STATED PROBLEM: Give back the full listing verbatim, apart from its images.

DATA SECTION:
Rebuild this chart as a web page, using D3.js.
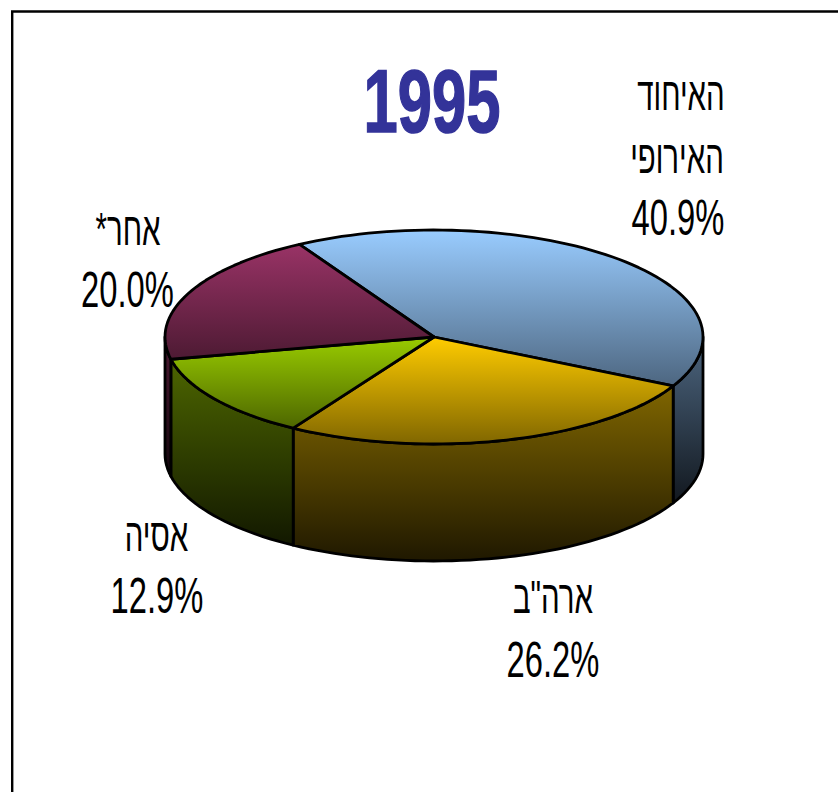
<!DOCTYPE html>
<html lang="he">
<head>
<meta charset="utf-8">
<script src="https://cdn.jsdelivr.net/npm/d3@7"></script>
<style>
html,body{margin:0;padding:0;background:#fff}
svg{display:block}
text{font-family:"Liberation Sans",Arial,sans-serif;fill:#000}
</style>
</head>
<body>
<svg id="c" width="838" height="792"></svg>
<script>
const title = "1995";
const categories = ["האיחוד האירופי", 'ארה"ב', "אסיה", "אחר*"];
const values = [40.9, 26.2, 12.9, 20.0];
const valueLabels = ["40.9%", "26.2%", "12.9%", "20.0%"];
const labelLines = [["האיחוד", "האירופי"], ['ארה"ב'], ["אסיה"], ["אחר*"]];
const colors = ["#99CCFF", "#FFCC00", "#99CC00", "#993366"];

const W = 838, H = 792;
const cx = 434, cy = 337, rx = 269, ry = 107, depth = 117;
const rad = Math.PI / 180;
const start = 330 * rad;
const LW = 2.8;
// per-label layout: x centres of the text lines, first baseline, line spacing
const labelLayout = [
  {xs: [681, 677], xv: 678, y: 110, dy: 62.5},
  {xs: [553], xv: 553, y: 613, dy: 64},
  {xs: [156.5], xv: 157, y: 551, dy: 62},
  {xs: [128], xv: 127.5, y: 245, dy: 62}
];

const svg = d3.select("#c");
svg.append("rect").attr("width", W).attr("height", H).attr("fill", "#fff");
const defs = svg.append("defs");

const pie = d3.pie().sort(null).startAngle(start).endAngle(start + 2 * Math.PI);
const arcs = pie(values);

const sx = d3.scaleLinear().domain([-1, 1]).range([cx - rx, cx + rx]);
const sy = d3.scaleLinear().domain([-1, 1]).range([cy - ry, cy + ry]);
const px = a => sx(Math.sin(a));
const py = a => sy(-Math.cos(a));
const line = d3.line().x(d => d[0]).y(d => d[1]);
const sample = (a0, a1) => {
  const n = Math.max(2, Math.ceil(Math.abs(a1 - a0) / (2 * rad)));
  return d3.range(n + 1).map(i => a0 + (a1 - a0) * i / n);
};
const mix = (c, k) => d3.rgb(c.r * k, c.g * k, c.b * k).formatHex();

function grad(id, c, k0, k1) {
  const g = defs.append("linearGradient").attr("id", id)
    .attr("x1", 0).attr("y1", 0).attr("x2", 0).attr("y2", 1);
  const rgb = d3.rgb(c);
  g.append("stop").attr("offset", 0).attr("stop-color", mix(rgb, k0));
  g.append("stop").attr("offset", 1).attr("stop-color", mix(rgb, k1));
}
colors.forEach((c, i) => {
  grad("top" + i, c, 1, 0.5);
  grad("side" + i, c, 0.5, 0.12);
});

// frame
svg.append("path")
  .attr("d", `M12.2,${H}V11.5H${W}`)
  .attr("fill", "none").attr("stroke", "#000").attr("stroke-width", 2.4);

// sides: only the front half of the rim (90deg..270deg) is visible
const front0 = 90 * rad, front1 = 270 * rad;
const sideG = svg.append("g");
arcs.forEach((d, i) => {
  [0, 2 * Math.PI].forEach(off => {
    const a0 = Math.max(d.startAngle - off, front0);
    const a1 = Math.min(d.endAngle - off, front1);
    if (a1 <= a0) return;
    const top = sample(a0, a1).map(a => [px(a), py(a)]);
    const bottom = sample(a0, a1).reverse().map(a => [px(a), py(a) + depth]);
    sideG.append("path")
      .attr("d", line(top.concat(bottom)) + "Z")
      .attr("fill", `url(#side${i})`)
      .attr("stroke", "#000").attr("stroke-width", LW).attr("stroke-linejoin", "round");
  });
});

// top face
const topG = svg.append("g");
arcs.forEach((d, i) => {
  const pts = sample(d.startAngle, d.endAngle).map(a => [px(a), py(a)]);
  topG.append("path")
    .attr("d", line([[cx, cy]].concat(pts)) + "Z")
    .attr("fill", `url(#top${i})`)
    .attr("stroke", "#000").attr("stroke-width", LW).attr("stroke-linejoin", "round");
});

// title
svg.append("text")
  .attr("transform", "translate(432,132) scale(0.7,1.02)")
  .attr("text-anchor", "middle")
  .style("font-size", "88px").style("font-weight", "bold").style("fill", "#333399")
  .style("stroke", "#333399").style("stroke-width", 1.5)
  .text(title);

// labels
const labelG = svg.append("g");
categories.forEach((c, i) => {
  const L = labelLayout[i];
  const lines = labelLines[i];
  lines.forEach((t, j) => {
    labelG.append("text")
      .attr("transform", `translate(${L.xs[j]},${L.y + j * L.dy}) scale(0.64,1)`)
      .attr("text-anchor", "middle").attr("direction", "rtl")
      .style("font-size", "46px")
      .text(t);
  });
  labelG.append("text")
    .attr("transform", `translate(${L.xv},${L.y + lines.length * L.dy}) scale(0.655,1)`)
    .attr("text-anchor", "middle")
    .style("font-size", "50px")
    .text(valueLabels[i]);
});
</script>
</body>
</html>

COMPLETE OUTPUT:
Rebuild this chart as a web page, using D3.js.
<!DOCTYPE html>
<html lang="he">
<head>
<meta charset="utf-8">
<script src="https://cdn.jsdelivr.net/npm/d3@7"></script>
<style>
html,body{margin:0;padding:0;background:#fff}
svg{display:block}
text{font-family:"Liberation Sans",Arial,sans-serif;fill:#000}
</style>
</head>
<body>
<svg id="c" width="838" height="792"></svg>
<script>
const title = "1995";
const categories = ["האיחוד האירופי", 'ארה"ב', "אסיה", "אחר*"];
const values = [40.9, 26.2, 12.9, 20.0];
const valueLabels = ["40.9%", "26.2%", "12.9%", "20.0%"];
const labelLines = [["האיחוד", "האירופי"], ['ארה"ב'], ["אסיה"], ["אחר*"]];
const colors = ["#99CCFF", "#FFCC00", "#99CC00", "#993366"];

const W = 838, H = 792;
const cx = 434, cy = 337, rx = 269, ry = 107, depth = 117;
const rad = Math.PI / 180;
const start = 330 * rad;
const LW = 2.8;
// per-label layout: x centres of the text lines, first baseline, line spacing
const labelLayout = [
  {xs: [681, 677], xv: 678, y: 110, dy: 62.5},
  {xs: [553], xv: 553, y: 613, dy: 64},
  {xs: [156.5], xv: 157, y: 551, dy: 62},
  {xs: [128], xv: 127.5, y: 245, dy: 62}
];

const svg = d3.select("#c");
svg.append("rect").attr("width", W).attr("height", H).attr("fill", "#fff");
const defs = svg.append("defs");

const pie = d3.pie().sort(null).startAngle(start).endAngle(start + 2 * Math.PI);
const arcs = pie(values);

const sx = d3.scaleLinear().domain([-1, 1]).range([cx - rx, cx + rx]);
const sy = d3.scaleLinear().domain([-1, 1]).range([cy - ry, cy + ry]);
const px = a => sx(Math.sin(a));
const py = a => sy(-Math.cos(a));
const line = d3.line().x(d => d[0]).y(d => d[1]);
const sample = (a0, a1) => {
  const n = Math.max(2, Math.ceil(Math.abs(a1 - a0) / (2 * rad)));
  return d3.range(n + 1).map(i => a0 + (a1 - a0) * i / n);
};
const mix = (c, k) => d3.rgb(c.r * k, c.g * k, c.b * k).formatHex();

function grad(id, c, k0, k1) {
  const g = defs.append("linearGradient").attr("id", id)
    .attr("x1", 0).attr("y1", 0).attr("x2", 0).attr("y2", 1);
  const rgb = d3.rgb(c);
  g.append("stop").attr("offset", 0).attr("stop-color", mix(rgb, k0));
  g.append("stop").attr("offset", 1).attr("stop-color", mix(rgb, k1));
}
colors.forEach((c, i) => {
  grad("top" + i, c, 1, 0.5);
  grad("side" + i, c, 0.5, 0.12);
});

// frame
svg.append("path")
  .attr("d", `M12.2,${H}V11.5H${W}`)
  .attr("fill", "none").attr("stroke", "#000").attr("stroke-width", 2.4);

// sides: only the front half of the rim (90deg..270deg) is visible
const front0 = 90 * rad, front1 = 270 * rad;
const sideG = svg.append("g");
arcs.forEach((d, i) => {
  [0, 2 * Math.PI].forEach(off => {
    const a0 = Math.max(d.startAngle - off, front0);
    const a1 = Math.min(d.endAngle - off, front1);
    if (a1 <= a0) return;
    const top = sample(a0, a1).map(a => [px(a), py(a)]);
    const bottom = sample(a0, a1).reverse().map(a => [px(a), py(a) + depth]);
    sideG.append("path")
      .attr("d", line(top.concat(bottom)) + "Z")
      .attr("fill", `url(#side${i})`)
      .attr("stroke", "#000").attr("stroke-width", LW).attr("stroke-linejoin", "round");
  });
});

// top face
const topG = svg.append("g");
arcs.forEach((d, i) => {
  const pts = sample(d.startAngle, d.endAngle).map(a => [px(a), py(a)]);
  topG.append("path")
    .attr("d", line([[cx, cy]].concat(pts)) + "Z")
    .attr("fill", `url(#top${i})`)
    .attr("stroke", "#000").attr("stroke-width", LW).attr("stroke-linejoin", "round");
});

// title
svg.append("text")
  .attr("transform", "translate(432,132) scale(0.7,1.02)")
  .attr("text-anchor", "middle")
  .style("font-size", "88px").style("font-weight", "bold").style("fill", "#333399")
  .style("stroke", "#333399").style("stroke-width", 1.5)
  .text(title);

// labels
const labelG = svg.append("g");
categories.forEach((c, i) => {
  const L = labelLayout[i];
  const lines = labelLines[i];
  lines.forEach((t, j) => {
    labelG.append("text")
      .attr("transform", `translate(${L.xs[j]},${L.y + j * L.dy}) scale(0.64,1)`)
      .attr("text-anchor", "middle").attr("direction", "rtl")
      .style("font-size", "46px")
      .text(t);
  });
  labelG.append("text")
    .attr("transform", `translate(${L.xv},${L.y + lines.length * L.dy}) scale(0.655,1)`)
    .attr("text-anchor", "middle")
    .style("font-size", "50px")
    .text(valueLabels[i]);
});
</script>
</body>
</html>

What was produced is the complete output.